What the task asks :: Extract the whole listing as it stands. Do not include the pictures.

Data lines ::

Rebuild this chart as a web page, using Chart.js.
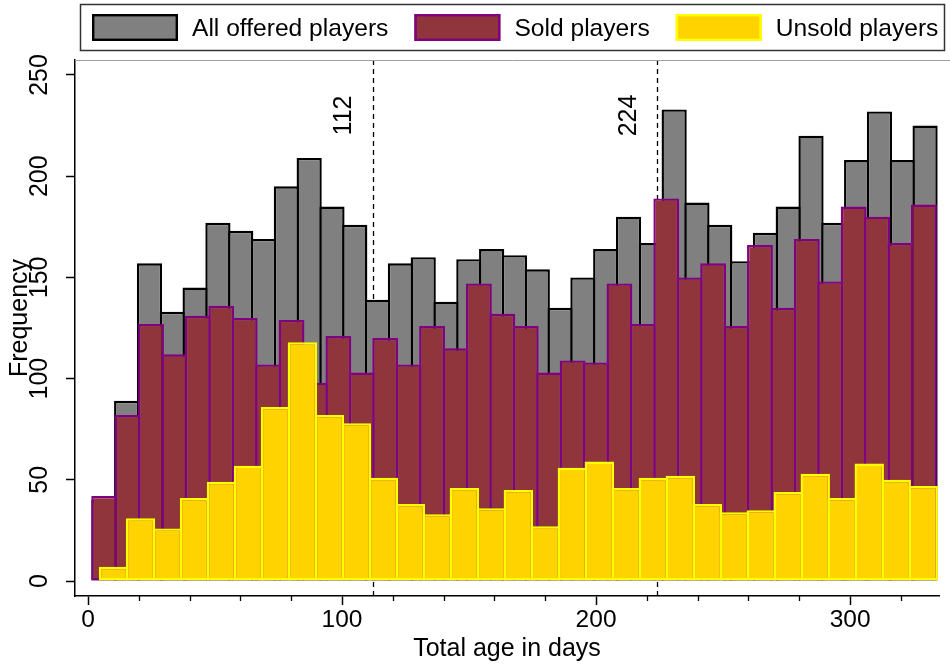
<!DOCTYPE html>
<html>
<head>
<meta charset="utf-8">
<script src="https://cdn.jsdelivr.net/npm/chart.js@4.4.1/dist/chart.umd.min.js"></script>
<style>
  html, body { margin: 0; padding: 0; background: #fff; }
</style>
</head>
<body>
<canvas id="myChart" width="950" height="666"></canvas>
<script>
// histogram bins: first bin edge (days), bin width (days), counts
var allStart = 1.75, allWidth = 8.98;
var allCounts = [40, 89, 157, 133, 145, 177, 173, 169, 195, 209, 185, 176, 139, 157, 160, 138, 159, 164, 161,
  154, 135, 150, 164, 180, 167, 233, 187, 176, 158, 172, 185, 220, 177, 208, 232, 208, 225];

var soldStart = 1.75, soldWidth = 9.22;
var soldCounts = [42, 82, 127, 112, 131, 136, 130, 107, 129, 98, 121, 103, 120, 107, 126, 115, 147, 132,
  126, 103, 109, 108, 147, 127, 189, 150, 157, 126, 166, 135, 169, 148, 185, 180, 167, 186];

var unsoldStart = 4.72, unsoldWidth = 10.625;
var unsoldCounts = [7, 31, 26, 41, 49, 57, 86, 118, 82, 78, 51, 38, 33, 46, 36, 45, 27, 56, 59, 46, 51,
  52, 38, 34, 35, 44, 53, 41, 58, 50, 47];

var seriesLabels = ["All offered players", "Sold players", "Unsold players"];
var markLines = [112, 224]; // dashed reference lines
var yTicks = [0, 50, 100, 150, 200, 250];
var xMajorStep = 100, xMinorStep = 20;

var FONT = '"Liberation Sans", Arial, Helvetica, sans-serif';

function toBins(start, width, counts) {
  return counts.map(function (c, i) {
    return { x: start + width * (i + 0.5), y: c };
  });
}

function xAxis(show) {
  return {
    type: "linear",
    display: show,
    position: "bottom",
    min: -5.12,
    max: 335.0,
    offset: false,
    ticks: {
      stepSize: xMajorStep,
      includeBounds: false,
      color: "#000",
      font: { family: FONT, size: 24.5 },
      padding: 1,
      maxRotation: 0
    },
    grid: { offset: false, drawOnChartArea: false, tickLength: 9, tickColor: "#000", tickWidth: 1.5 },
    border: { color: "#000", width: 1.5 },
    title: {
      display: show,
      text: "Total age in days",
      color: "#000",
      font: { family: FONT, size: 25 },
      padding: { top: 0, bottom: 2 }
    },
    afterFit: function (scale) { if (show) scale.height = 70; }
  };
}

// dashed lines + rotated labels behind the bars, axes decorations and legend on top
var decorations = {
  id: "decorations",
  beforeDatasetsDraw: function (chart) {
    var ctx = chart.ctx, area = chart.chartArea;
    var xs = chart.scales.x, ys = chart.scales.y;
    ctx.save();
    ctx.strokeStyle = "#000";
    ctx.lineWidth = 1.3;
    ctx.setLineDash([5, 4]);
    markLines.forEach(function (v) {
      var px = Math.round(xs.getPixelForValue(v)) + 0.5;
      ctx.beginPath();
      ctx.moveTo(px, area.top);
      ctx.lineTo(px, area.bottom);
      ctx.stroke();
    });
    ctx.setLineDash([]);
    ctx.fillStyle = "#000";
    ctx.font = "25px " + FONT;
    ctx.textAlign = "center";
    ctx.textBaseline = "middle";
    markLines.forEach(function (v) {
      ctx.save();
      ctx.translate(xs.getPixelForValue(v) - 28, ys.getPixelForValue(230));
      ctx.rotate(-Math.PI / 2);
      ctx.fillText(String(v), 0, 0);
      ctx.restore();
    });
    ctx.restore();
  },
  afterDraw: function (chart) {
    var ctx = chart.ctx, area = chart.chartArea;
    var xs = chart.scales.x;
    ctx.save();

    // thin line along the top of the plot region
    ctx.strokeStyle = "#a0a0a0";
    ctx.lineWidth = 1;
    ctx.beginPath();
    ctx.moveTo(area.left, area.top + 0.5);
    ctx.lineTo(chart.width, area.top + 0.5);
    ctx.stroke();

    // minor x ticks
    ctx.strokeStyle = "#000";
    ctx.lineWidth = 1.3;
    for (var v = xMinorStep; v < xs.max; v += xMinorStep) {
      if (v % xMajorStep === 0) continue;
      var px = Math.round(xs.getPixelForValue(v)) + 0.5;
      ctx.beginPath();
      ctx.moveTo(px, area.bottom);
      ctx.lineTo(px, area.bottom + 5);
      ctx.stroke();
    }

    // y axis title (overlaps tick labels like the original)
    ctx.fillStyle = "#000";
    ctx.font = "25px " + FONT;
    ctx.save();
    ctx.translate(27, 318);
    ctx.rotate(-Math.PI / 2);
    ctx.textAlign = "center";
    ctx.textBaseline = "alphabetic";
    ctx.fillText("Frequency", 0, 0);
    ctx.restore();

    // legend with frame
    ctx.strokeStyle = "#333";
    ctx.lineWidth = 1.5;
    ctx.strokeRect(80.5, 4.5, 864, 46);
    ctx.font = "24.6px " + FONT;
    ctx.textAlign = "left";
    ctx.textBaseline = "middle";
    var x = 92;
    chart.data.datasets.forEach(function (ds) {
      ctx.fillStyle = ds.backgroundColor;
      ctx.fillRect(x, 14, 86, 27);
      ctx.strokeStyle = ds.borderColor;
      ctx.lineWidth = 2.4;
      ctx.strokeRect(x + 1.2, 15.2, 83.6, 24.6);
      x += 86 + 14;
      ctx.fillStyle = "#000";
      ctx.fillText(ds.label, x, 29);
      x += ctx.measureText(ds.label).width + 26;
    });
    ctx.restore();
  }
};

var ctx = document.getElementById("myChart").getContext("2d");
var myChart = new Chart(ctx, {
  type: "bar",
  data: {
    datasets: [
      {
        label: seriesLabels[0],
        data: toBins(allStart, allWidth, allCounts),
        xAxisID: "x",
        backgroundColor: "#808080",
        borderColor: "#000000",
        order: 3,
        barPercentage: 1.105
      },
      {
        label: seriesLabels[1],
        data: toBins(soldStart, soldWidth, soldCounts),
        xAxisID: "x2",
        backgroundColor: "#90353B",
        borderColor: "#800080",
        order: 2,
        barPercentage: 1.103
      },
      {
        label: seriesLabels[2],
        data: toBins(unsoldStart, unsoldWidth, unsoldCounts),
        xAxisID: "x3",
        backgroundColor: "#FFD300",
        borderColor: "#FFFF00",
        order: 1,
        barPercentage: 1.089
      }
    ]
  },
  options: {
    responsive: false,
    animation: false,
    layout: { padding: { top: 60, right: 11, left: 0, bottom: 0 } },
    datasets: {
      bar: {
        grouped: false,
        categoryPercentage: 1,
        borderWidth: 2.4,
        borderSkipped: false,
        inflateAmount: 0
      }
    },
    plugins: {
      legend: { display: false },
      tooltip: { enabled: false }
    },
    scales: {
      x: xAxis(true),
      x2: xAxis(false),
      x3: xAxis(false),
      y: {
        type: "linear",
        min: -7.4,
        max: 257.4,
        afterBuildTicks: function (scale) {
          scale.ticks = yTicks.map(function (v) { return { value: v }; });
        },
        ticks: {
          color: "#000",
          font: { family: FONT, size: 25 },
          minRotation: 90,
          maxRotation: 90,
          crossAlign: "center",
          padding: 5
        },
        grid: { drawOnChartArea: false, tickLength: 9, tickColor: "#000", tickWidth: 1.5 },
        border: { color: "#000", width: 1.5 },
        afterFit: function (scale) { scale.width = 75; }
      }
    }
  },
  plugins: [decorations]
});
</script>
</body>
</html>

Output of the task ::
Rebuild this chart as a web page, using Chart.js.
<!DOCTYPE html>
<html>
<head>
<meta charset="utf-8">
<script src="https://cdn.jsdelivr.net/npm/chart.js@4.4.1/dist/chart.umd.min.js"></script>
<style>
  html, body { margin: 0; padding: 0; background: #fff; }
</style>
</head>
<body>
<canvas id="myChart" width="950" height="666"></canvas>
<script>
// histogram bins: first bin edge (days), bin width (days), counts
var allStart = 1.75, allWidth = 8.98;
var allCounts = [40, 89, 157, 133, 145, 177, 173, 169, 195, 209, 185, 176, 139, 157, 160, 138, 159, 164, 161,
  154, 135, 150, 164, 180, 167, 233, 187, 176, 158, 172, 185, 220, 177, 208, 232, 208, 225];

var soldStart = 1.75, soldWidth = 9.22;
var soldCounts = [42, 82, 127, 112, 131, 136, 130, 107, 129, 98, 121, 103, 120, 107, 126, 115, 147, 132,
  126, 103, 109, 108, 147, 127, 189, 150, 157, 126, 166, 135, 169, 148, 185, 180, 167, 186];

var unsoldStart = 4.72, unsoldWidth = 10.625;
var unsoldCounts = [7, 31, 26, 41, 49, 57, 86, 118, 82, 78, 51, 38, 33, 46, 36, 45, 27, 56, 59, 46, 51,
  52, 38, 34, 35, 44, 53, 41, 58, 50, 47];

var seriesLabels = ["All offered players", "Sold players", "Unsold players"];
var markLines = [112, 224]; // dashed reference lines
var yTicks = [0, 50, 100, 150, 200, 250];
var xMajorStep = 100, xMinorStep = 20;

var FONT = '"Liberation Sans", Arial, Helvetica, sans-serif';

function toBins(start, width, counts) {
  return counts.map(function (c, i) {
    return { x: start + width * (i + 0.5), y: c };
  });
}

function xAxis(show) {
  return {
    type: "linear",
    display: show,
    position: "bottom",
    min: -5.12,
    max: 335.0,
    offset: false,
    ticks: {
      stepSize: xMajorStep,
      includeBounds: false,
      color: "#000",
      font: { family: FONT, size: 24.5 },
      padding: 1,
      maxRotation: 0
    },
    grid: { offset: false, drawOnChartArea: false, tickLength: 9, tickColor: "#000", tickWidth: 1.5 },
    border: { color: "#000", width: 1.5 },
    title: {
      display: show,
      text: "Total age in days",
      color: "#000",
      font: { family: FONT, size: 25 },
      padding: { top: 0, bottom: 2 }
    },
    afterFit: function (scale) { if (show) scale.height = 70; }
  };
}

// dashed lines + rotated labels behind the bars, axes decorations and legend on top
var decorations = {
  id: "decorations",
  beforeDatasetsDraw: function (chart) {
    var ctx = chart.ctx, area = chart.chartArea;
    var xs = chart.scales.x, ys = chart.scales.y;
    ctx.save();
    ctx.strokeStyle = "#000";
    ctx.lineWidth = 1.3;
    ctx.setLineDash([5, 4]);
    markLines.forEach(function (v) {
      var px = Math.round(xs.getPixelForValue(v)) + 0.5;
      ctx.beginPath();
      ctx.moveTo(px, area.top);
      ctx.lineTo(px, area.bottom);
      ctx.stroke();
    });
    ctx.setLineDash([]);
    ctx.fillStyle = "#000";
    ctx.font = "25px " + FONT;
    ctx.textAlign = "center";
    ctx.textBaseline = "middle";
    markLines.forEach(function (v) {
      ctx.save();
      ctx.translate(xs.getPixelForValue(v) - 28, ys.getPixelForValue(230));
      ctx.rotate(-Math.PI / 2);
      ctx.fillText(String(v), 0, 0);
      ctx.restore();
    });
    ctx.restore();
  },
  afterDraw: function (chart) {
    var ctx = chart.ctx, area = chart.chartArea;
    var xs = chart.scales.x;
    ctx.save();

    // thin line along the top of the plot region
    ctx.strokeStyle = "#a0a0a0";
    ctx.lineWidth = 1;
    ctx.beginPath();
    ctx.moveTo(area.left, area.top + 0.5);
    ctx.lineTo(chart.width, area.top + 0.5);
    ctx.stroke();

    // minor x ticks
    ctx.strokeStyle = "#000";
    ctx.lineWidth = 1.3;
    for (var v = xMinorStep; v < xs.max; v += xMinorStep) {
      if (v % xMajorStep === 0) continue;
      var px = Math.round(xs.getPixelForValue(v)) + 0.5;
      ctx.beginPath();
      ctx.moveTo(px, area.bottom);
      ctx.lineTo(px, area.bottom + 5);
      ctx.stroke();
    }

    // y axis title (overlaps tick labels like the original)
    ctx.fillStyle = "#000";
    ctx.font = "25px " + FONT;
    ctx.save();
    ctx.translate(27, 318);
    ctx.rotate(-Math.PI / 2);
    ctx.textAlign = "center";
    ctx.textBaseline = "alphabetic";
    ctx.fillText("Frequency", 0, 0);
    ctx.restore();

    // legend with frame
    ctx.strokeStyle = "#333";
    ctx.lineWidth = 1.5;
    ctx.strokeRect(80.5, 4.5, 864, 46);
    ctx.font = "24.6px " + FONT;
    ctx.textAlign = "left";
    ctx.textBaseline = "middle";
    var x = 92;
    chart.data.datasets.forEach(function (ds) {
      ctx.fillStyle = ds.backgroundColor;
      ctx.fillRect(x, 14, 86, 27);
      ctx.strokeStyle = ds.borderColor;
      ctx.lineWidth = 2.4;
      ctx.strokeRect(x + 1.2, 15.2, 83.6, 24.6);
      x += 86 + 14;
      ctx.fillStyle = "#000";
      ctx.fillText(ds.label, x, 29);
      x += ctx.measureText(ds.label).width + 26;
    });
    ctx.restore();
  }
};

var ctx = document.getElementById("myChart").getContext("2d");
var myChart = new Chart(ctx, {
  type: "bar",
  data: {
    datasets: [
      {
        label: seriesLabels[0],
        data: toBins(allStart, allWidth, allCounts),
        xAxisID: "x",
        backgroundColor: "#808080",
        borderColor: "#000000",
        order: 3,
        barPercentage: 1.105
      },
      {
        label: seriesLabels[1],
        data: toBins(soldStart, soldWidth, soldCounts),
        xAxisID: "x2",
        backgroundColor: "#90353B",
        borderColor: "#800080",
        order: 2,
        barPercentage: 1.103
      },
      {
        label: seriesLabels[2],
        data: toBins(unsoldStart, unsoldWidth, unsoldCounts),
        xAxisID: "x3",
        backgroundColor: "#FFD300",
        borderColor: "#FFFF00",
        order: 1,
        barPercentage: 1.089
      }
    ]
  },
  options: {
    responsive: false,
    animation: false,
    layout: { padding: { top: 60, right: 11, left: 0, bottom: 0 } },
    datasets: {
      bar: {
        grouped: false,
        categoryPercentage: 1,
        borderWidth: 2.4,
        borderSkipped: false,
        inflateAmount: 0
      }
    },
    plugins: {
      legend: { display: false },
      tooltip: { enabled: false }
    },
    scales: {
      x: xAxis(true),
      x2: xAxis(false),
      x3: xAxis(false),
      y: {
        type: "linear",
        min: -7.4,
        max: 257.4,
        afterBuildTicks: function (scale) {
          scale.ticks = yTicks.map(function (v) { return { value: v }; });
        },
        ticks: {
          color: "#000",
          font: { family: FONT, size: 25 },
          minRotation: 90,
          maxRotation: 90,
          crossAlign: "center",
          padding: 5
        },
        grid: { drawOnChartArea: false, tickLength: 9, tickColor: "#000", tickWidth: 1.5 },
        border: { color: "#000", width: 1.5 },
        afterFit: function (scale) { scale.width = 75; }
      }
    }
  },
  plugins: [decorations]
});
</script>
</body>
</html>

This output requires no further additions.